>> START
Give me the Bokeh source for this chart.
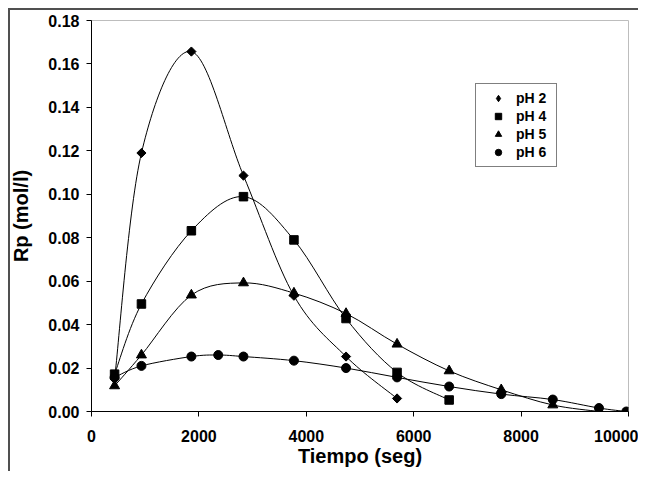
import numpy as np
from bokeh.plotting import figure
from bokeh.models import (Range1d, FixedTicker, NumeralTickFormatter, Legend,
                          LegendItem, ColumnDataSource)
from bokeh.embed import file_html
from bokeh.resources import INLINE

# ---- data ----
t_ph2 = [430, 930, 1860, 2830, 3770, 4740, 5690]
rp_ph2 = [0.015, 0.119, 0.1657, 0.1086, 0.0533, 0.0253, 0.0060]

t_ph4 = [430, 930, 1860, 2830, 3770, 4740, 5690, 6660]
rp_ph4 = [0.0172, 0.0495, 0.0832, 0.0989, 0.0790, 0.0428, 0.0180, 0.0053]

t_ph5 = [430, 930, 1860, 2830, 3770, 4740, 5690, 6660, 7630, 8590, 9450]
rp_ph5 = [0.0118, 0.0260, 0.0536, 0.0592, 0.0545, 0.0451, 0.0310, 0.0187, 0.0100, 0.0030, 0.0000]

t_ph6 = [430, 930, 1860, 2360, 2830, 3770, 4740, 5690, 6660, 7630, 8590, 9450, 9960]
rp_ph6 = [0.0157, 0.0210, 0.0253, 0.0260, 0.0253, 0.0234, 0.0200, 0.0157, 0.0115, 0.0080, 0.0055, 0.0016, 0.0000]

series_names = ["pH 2", "pH 4", "pH 5", "pH 6"]
x_ticks = [0, 2000, 4000, 6000, 8000, 10000]
y_ticks = [0.00, 0.02, 0.04, 0.06, 0.08, 0.10, 0.12, 0.14, 0.16, 0.18]

p = figure(width=638, height=471, output_backend="svg", toolbar_location=None,
           x_range=Range1d(0, 10000), y_range=Range1d(0, 0.18),
           min_border_left=91, min_border_right=10, min_border_top=20,
           min_border_bottom=60)
p.background_fill_color = "white"
p.border_fill_alpha = 0
p.outline_line_color = "#bdbdbd"
p.outline_line_width = 1
p.xgrid.visible = False
p.ygrid.visible = False

# outer chart-area frame: only its top and left edges fall inside the view
p.styles = {
    "background-color": "white",
    "background-image": "linear-gradient(#505050, #505050), linear-gradient(#505050, #505050)",
    "background-size": "100% 2px, 2px 100%",
    "background-position": "8px 8px, 8px 8px",
    "background-repeat": "no-repeat",
}


def smooth_segments(xs, ys):
    """Excel-like smoothed line: Catmull-Rom bezier control points."""
    x = np.asarray(xs, float)
    y = np.asarray(ys, float)
    n = len(x)
    xp = np.concatenate([[x[0]], x, [x[-1]]])
    yp = np.concatenate([[y[0]], y, [y[-1]]])
    d = dict(x0=[], y0=[], x1=[], y1=[], cx0=[], cy0=[], cx1=[], cy1=[])
    for i in range(n - 1):
        k = i + 1
        d["x0"].append(xp[k]); d["y0"].append(yp[k])
        d["x1"].append(xp[k + 1]); d["y1"].append(yp[k + 1])
        d["cx0"].append(xp[k] + (xp[k + 1] - xp[k - 1]) / 6)
        d["cy0"].append(yp[k] + (yp[k + 1] - yp[k - 1]) / 6)
        d["cx1"].append(xp[k + 1] - (xp[k + 2] - xp[k]) / 6)
        d["cy1"].append(yp[k + 1] - (yp[k + 2] - yp[k]) / 6)
    return ColumnDataSource(d)


all_series = [(t_ph2, rp_ph2), (t_ph4, rp_ph4), (t_ph5, rp_ph5), (t_ph6, rp_ph6)]
for xs, ys in all_series:
    p.bezier(x0="x0", y0="y0", x1="x1", y1="y1", cx0="cx0", cy0="cy0",
             cx1="cx1", cy1="cy1", source=smooth_segments(xs, ys),
             line_color="black", line_width=1)

marker_specs = [
    dict(marker="square", angle=np.pi / 4, size=6.5),
    dict(marker="square", angle=0, size=8.5),
    dict(marker="triangle", angle=0, size=10),
    dict(marker="circle", angle=0, size=9),
]
legend_specs = [
    dict(marker="diamond", angle=0, size=10),
    dict(marker="square", angle=0, size=7),
    dict(marker="triangle", angle=0, size=7.5),
    dict(marker="circle", angle=0, size=7.5),
]

for (xs, ys), spec in zip(all_series, marker_specs):
    p.scatter(xs, ys, marker=spec["marker"], angle=spec["angle"], size=spec["size"],
              fill_color="black", line_color="black")

items = []
for name, spec in zip(series_names, legend_specs):
    r = p.scatter(x=[np.nan], y=[np.nan], marker=spec["marker"], angle=spec["angle"],
                  size=spec["size"], fill_color="black", line_color="black")
    items.append(LegendItem(label=name, renderers=[r]))

legend = Legend(items=items, location=(384, 244), margin=0, padding=6,
                spacing=2, glyph_width=32, glyph_height=16, label_height=16,
                label_width=34, label_standoff=2,
                label_text_font="Liberation Sans", label_text_font_style="bold",
                label_text_font_size="14px", label_text_color="black",
                border_line_color="black", border_line_width=1,
                background_fill_color="white", background_fill_alpha=1.0)
p.add_layout(legend)

# axes
p.xaxis.ticker = FixedTicker(ticks=x_ticks)
p.yaxis.ticker = FixedTicker(ticks=y_ticks)
p.xaxis.formatter = NumeralTickFormatter(format="0")
p.yaxis.formatter = NumeralTickFormatter(format="0.00")
p.xaxis.axis_label = "Tiempo (seg)"
p.yaxis.axis_label = "Rp (mol/l)"
for ax in (p.xaxis, p.yaxis):
    ax.axis_line_color = "black"
    ax.axis_line_width = 1
    ax.major_tick_line_color = "black"
    ax.major_tick_in = 0
    ax.major_tick_out = 5
    ax.minor_tick_line_color = None
    ax.major_label_text_font = "Liberation Sans"
    ax.major_label_text_font_style = "bold"
    ax.major_label_text_font_size = "16px"
    ax.major_label_text_color = "black"
    ax.axis_label_text_font = "Liberation Sans"
    ax.axis_label_text_font_style = "bold"
    ax.axis_label_text_font_size = "20px"
    ax.axis_label_text_color = "black"
p.xaxis.major_label_standoff = 13
p.xaxis.axis_label_standoff = 0
p.yaxis.major_label_standoff = 7
p.yaxis.axis_label_standoff = 13

open("out.html", "w").write(file_html(p, INLINE))
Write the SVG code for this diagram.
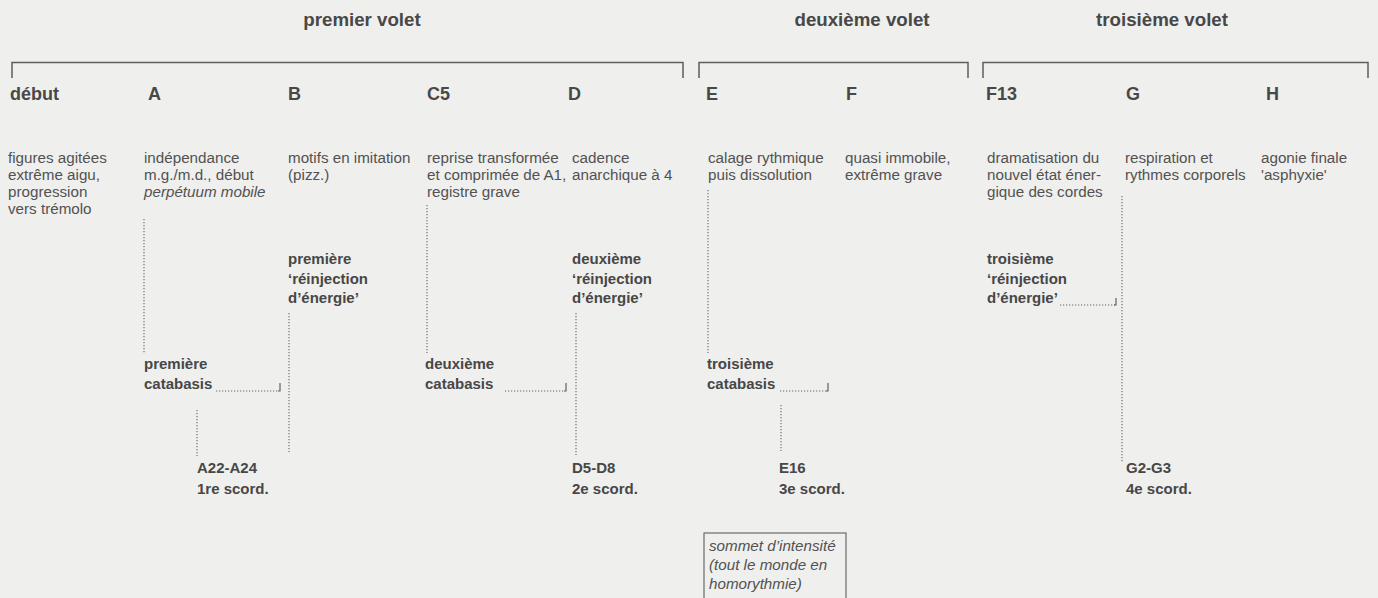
<svg xmlns="http://www.w3.org/2000/svg" width="1378" height="598" viewBox="0 0 1378 598">
<style>
text{font-family:"Liberation Sans",Arial,sans-serif;fill:#525252}
.h{font-size:18.7px;font-weight:bold;fill:#484848}
.l{font-size:18px;font-weight:bold;fill:#484848}
.d{font-size:15.2px}
.i{font-style:italic}
.b{font-size:15px;font-weight:bold;fill:#474747}
.br{fill:none;stroke:#5e5e5e;stroke-width:1.5}
.dot{fill:none;stroke:#666;stroke-width:1.1;stroke-dasharray:1.2 1.8}
.hook{fill:none;stroke:#606060;stroke-width:1.2}
</style>
<rect width="1378" height="598" fill="#efefed"/>

<g id="headers">
<text class="h" x="362" y="26" text-anchor="middle">premier volet</text>
<text class="h" x="862" y="26" text-anchor="middle">deuxième volet</text>
<text class="h" x="1162" y="26" text-anchor="middle">troisième volet</text>
<path class="br" d="M12 78V62.5H683V78"/>
<path class="br" d="M699 78V62.5H968V78"/>
<path class="br" d="M983 78V62.5H1368V78"/>
</g>

<g id="debut">
<text class="l" x="10" y="100">début</text>
<text class="d" x="8" y="163">figures agitées</text>
<text class="d" x="8" y="180">extrême aigu,</text>
<text class="d" x="8" y="197">progression</text>
<text class="d" x="8" y="214">vers trémolo</text>
</g>

<g id="A">
<text class="l" x="148" y="100">A</text>
<text class="d" x="144" y="163">indépendance</text>
<text class="d" x="144" y="180">m.g./m.d., début</text>
<text class="d i" x="144" y="197">perpétuum mobile</text>
</g>

<g id="B">
<text class="l" x="288" y="100">B</text>
<text class="d" x="288" y="163">motifs en imitation</text>
<text class="d" x="288" y="180">(pizz.)</text>
</g>

<g id="C5">
<text class="l" x="427" y="100">C5</text>
<text class="d" x="427" y="163">reprise transformée</text>
<text class="d" x="427" y="180">et comprimée de A1,</text>
<text class="d" x="427" y="197">registre grave</text>
</g>

<g id="D">
<text class="l" x="568" y="100">D</text>
<text class="d" x="572" y="163">cadence</text>
<text class="d" x="572" y="180">anarchique à 4</text>
</g>

<g id="E">
<text class="l" x="706" y="100">E</text>
<text class="d" x="708" y="163">calage rythmique</text>
<text class="d" x="708" y="180">puis dissolution</text>
</g>

<g id="F">
<text class="l" x="846" y="100">F</text>
<text class="d" x="845" y="163">quasi immobile,</text>
<text class="d" x="845" y="180">extrême grave</text>
</g>

<g id="F13">
<text class="l" x="986" y="100">F13</text>
<text class="d" x="987" y="163">dramatisation du</text>
<text class="d" x="987" y="180">nouvel état éner-</text>
<text class="d" x="987" y="197">gique des cordes</text>
</g>

<g id="G">
<text class="l" x="1126" y="100">G</text>
<text class="d" x="1125" y="163">respiration et</text>
<text class="d" x="1125" y="180">rythmes corporels</text>
</g>

<g id="H">
<text class="l" x="1266" y="100">H</text>
<text class="d" x="1261" y="163">agonie finale</text>
<text class="d" x="1261" y="180">'asphyxie'</text>
</g>

<g id="reinjection1">
<text class="b" x="288" y="264">première</text>
<text class="b" x="288" y="284">‘réinjection</text>
<text class="b" x="288" y="303">d’énergie’</text>
</g>

<g id="reinjection2">
<text class="b" x="572" y="264">deuxième</text>
<text class="b" x="572" y="284">‘réinjection</text>
<text class="b" x="572" y="303">d’énergie’</text>
</g>

<g id="reinjection3">
<text class="b" x="987" y="264">troisième</text>
<text class="b" x="987" y="284">‘réinjection</text>
<text class="b" x="987" y="303">d’énergie’</text>
</g>

<g id="catabasis1">
<text class="b" x="144" y="369">première</text>
<text class="b" x="144" y="389">catabasis</text>
</g>

<g id="catabasis2">
<text class="b" x="425" y="369">deuxième</text>
<text class="b" x="425" y="389">catabasis</text>
</g>

<g id="catabasis3">
<text class="b" x="707" y="369">troisième</text>
<text class="b" x="707" y="389">catabasis</text>
</g>

<g id="scord1">
<text class="b" x="197" y="473">A22-A24</text>
<text class="b" x="197" y="494">1re scord.</text>
</g>

<g id="scord2">
<text class="b" x="572" y="473">D5-D8</text>
<text class="b" x="572" y="494">2e scord.</text>
</g>

<g id="scord3">
<text class="b" x="779" y="473">E16</text>
<text class="b" x="779" y="494">3e scord.</text>
</g>

<g id="scord4">
<text class="b" x="1126" y="473">G2-G3</text>
<text class="b" x="1126" y="494">4e scord.</text>
</g>

<g id="sommet">
<rect x="704" y="533" width="142" height="80" fill="none" stroke="#6a6a6a" stroke-width="1.2"/>
<text class="d i" x="709" y="551">sommet d’intensité</text>
<text class="d i" x="709" y="570">(tout le monde en</text>
<text class="d i" x="709" y="589">homorythmie)</text>
</g>

<g id="connectors">
<path class="dot" d="M144 219V353"/>
<path class="dot" d="M427 205V353"/>
<path class="dot" d="M708 190V353"/>
<path class="dot" d="M1122 196V462"/>
<path class="dot" d="M289 313V452"/>
<path class="dot" d="M576 313V455"/>
<path class="dot" d="M197 410V456"/>
<path class="dot" d="M781 405V451"/>
<path class="dot" d="M216 391H279"/>
<path class="hook" d="M280 383V391H278"/>
<path class="dot" d="M505 391H565"/>
<path class="hook" d="M566 383V391H564"/>
<path class="dot" d="M780 391H827"/>
<path class="hook" d="M828 383V391H826"/>
<path class="dot" d="M1060 305H1115"/>
<path class="hook" d="M1116 298V305H1114"/>
</g>
</svg>
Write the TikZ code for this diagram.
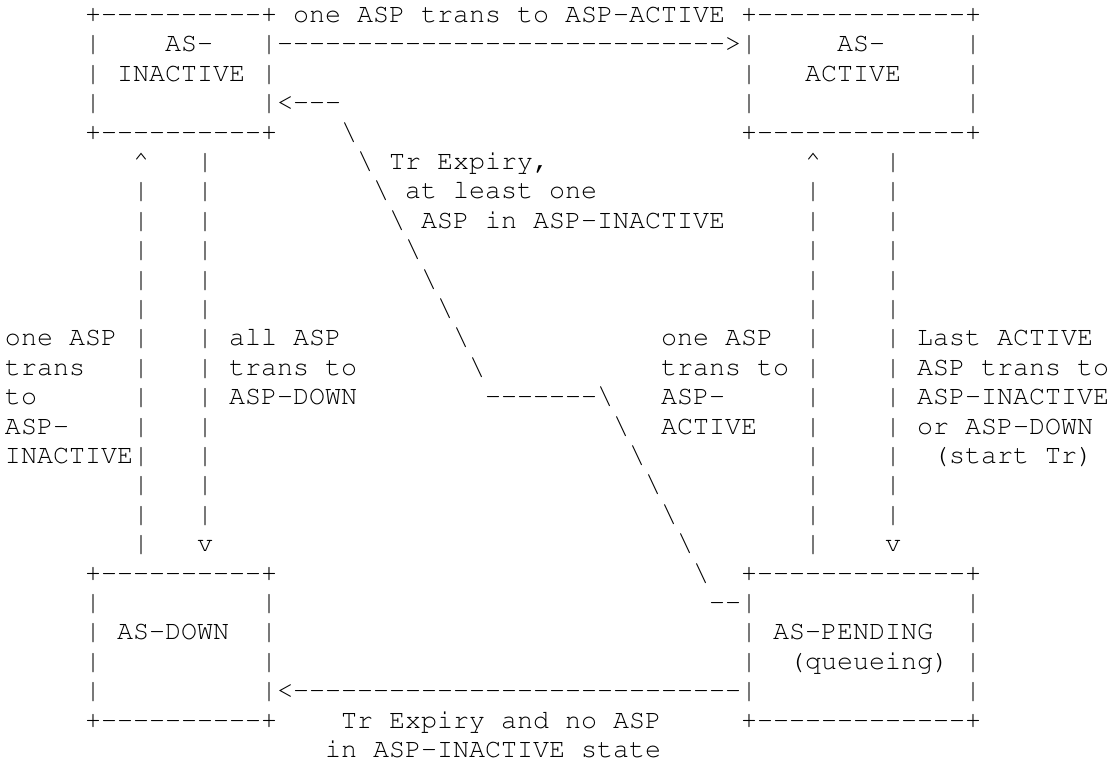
\documentclass[tikz,border=0pt]{standalone}
\usepackage[T1,TU]{fontenc}

% Courier-like monospace, one column = 16pt, one row = 29.4pt
\newcommand\asciifont{\fontencoding{T1}\fontfamily{pcr}\fontseries{m}\fontshape{n}\fontsize{26.67pt}{29.4pt}\selectfont}
\newcommand\rep[2]{\foreach\i in {1,...,#1}{#2}}

\tikzset{
    ascii/.style={inner sep=0pt, outer sep=0pt, anchor=base west, font=\asciifont},
}

% state box: name, column, row, inner width, inner rows
\newcommand\stbox[5]{%
    \node[ascii] (#1-n) at (#2,#3) {+\rep{#4}{-}+};
    \foreach \k in {1,...,#5} {
        \node[ascii] (#1-w\k) at (#2,#3+\k) {|};
        \node[ascii] (#1-e\k) at (#2+#4+1,#3+\k) {|};
    }
    \node[ascii] (#1-s) at (#2,#3+#5+1) {+\rep{#4}{-}+};
}

\begin{document}
\begin{tikzpicture}[x=16pt, y=-29.4pt]
            \useasboundingbox (-0.3125,-0.765) rectangle (69.4375,25.255);

            % states
            \stbox{inactive}{5}{0}{10}{3}
            \stbox{active}{46}{0}{13}{3}
            \stbox{down}{5}{19}{10}{4}
            \stbox{pending}{46}{19}{13}{4}
            \node[ascii] (inactive-a) at (10,1) {AS-};
            \node[ascii] (inactive-b) at (7,2) {INACTIVE};
            \node[ascii] (active-a) at (52,1) {AS-};
            \node[ascii] (active-b) at (50,2) {ACTIVE};
            \node[ascii] (down-a) at (7,21) {AS-DOWN};
            \node[ascii] (pending-a) at (48,21) {AS-PENDING};
            \node[ascii] (pending-b) at (49,22) {(queueing)};

            % inactive -> active
            \node[ascii] (toactive) at (17,1) {\rep{28}{-}>};
            \node[ascii] (toactive-txt) at (18,0) {one ASP trans to ASP-ACTIVE};

            % pending -> inactive (Tr expiry)
            \node[ascii] (tr-head) at (17,3) {<\rep{3}{-}};
            \foreach \r in {4,...,12}
                \node[ascii] (tr-a\r) at (17+\r,\r) {\textbackslash};
            \node[ascii] (tr-mid) at (30,13) {\rep{7}{-}\textbackslash};
            \foreach \r in {14,...,19}
                \node[ascii] (tr-b\r) at (24+\r,\r) {\textbackslash};
            \node[ascii] (tr-tail) at (44,20) {\rep{2}{-}};
            \foreach \t [count=\k from 5] in {{Tr Expiry,}, at least one, ASP in ASP-INACTIVE}
                \node[ascii] (tr-txt\k) at (19+\k,\k) {\t};

            % pending -> down
            \node[ascii] (todown) at (17,23) {<\rep{28}{-}};
            \node[ascii] (todown-a) at (21,24) {Tr Expiry and no ASP};
            \node[ascii] (todown-b) at (20,25) {in ASP-INACTIVE state};

            % down -> inactive, inactive -> down
            \node[ascii] (up-l) at (8,5) {\textasciicircum};
            \foreach \r in {6,...,18}
                \node[ascii] (up-l\r) at (8,\r) {|};
            \foreach \r in {5,...,17}
                \node[ascii] (dn-l\r) at (12,\r) {|};
            \node[ascii] (dn-l) at (12,18) {v};
            \foreach \t [count=\k from 11] in {one ASP, trans, to, ASP-, INACTIVE}
                \node[ascii] (up-l-txt\k) at (0,\k) {\t};
            \foreach \t [count=\k from 11] in {all ASP, trans to, ASP-DOWN}
                \node[ascii] (dn-l-txt\k) at (14,\k) {\t};

            % pending -> active, active -> pending
            \node[ascii] (up-r) at (50,5) {\textasciicircum};
            \foreach \r in {6,...,18}
                \node[ascii] (up-r\r) at (50,\r) {|};
            \foreach \r in {5,...,17}
                \node[ascii] (dn-r\r) at (55,\r) {|};
            \node[ascii] (dn-r) at (55,18) {v};
            \foreach \t [count=\k from 11] in {one ASP, trans to, ASP-, ACTIVE}
                \node[ascii] (up-r-txt\k) at (41,\k) {\t};
            \foreach \t [count=\k from 11] in {Last ACTIVE, ASP trans to, ASP-INACTIVE, or ASP-DOWN}
                \node[ascii] (dn-r-txt\k) at (57,\k) {\t};
            \node[ascii] (dn-r-txt15) at (58,15) {(start Tr)};
        \end{tikzpicture}
\end{document}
>> END
◆ **Problem requirements**
Every line containing the string "this" must be listed.

◆ **Final answer**
Give me the Bokeh source for this chart.
Write the SVG code for this diagram.
Write the TikZ code for this diagram.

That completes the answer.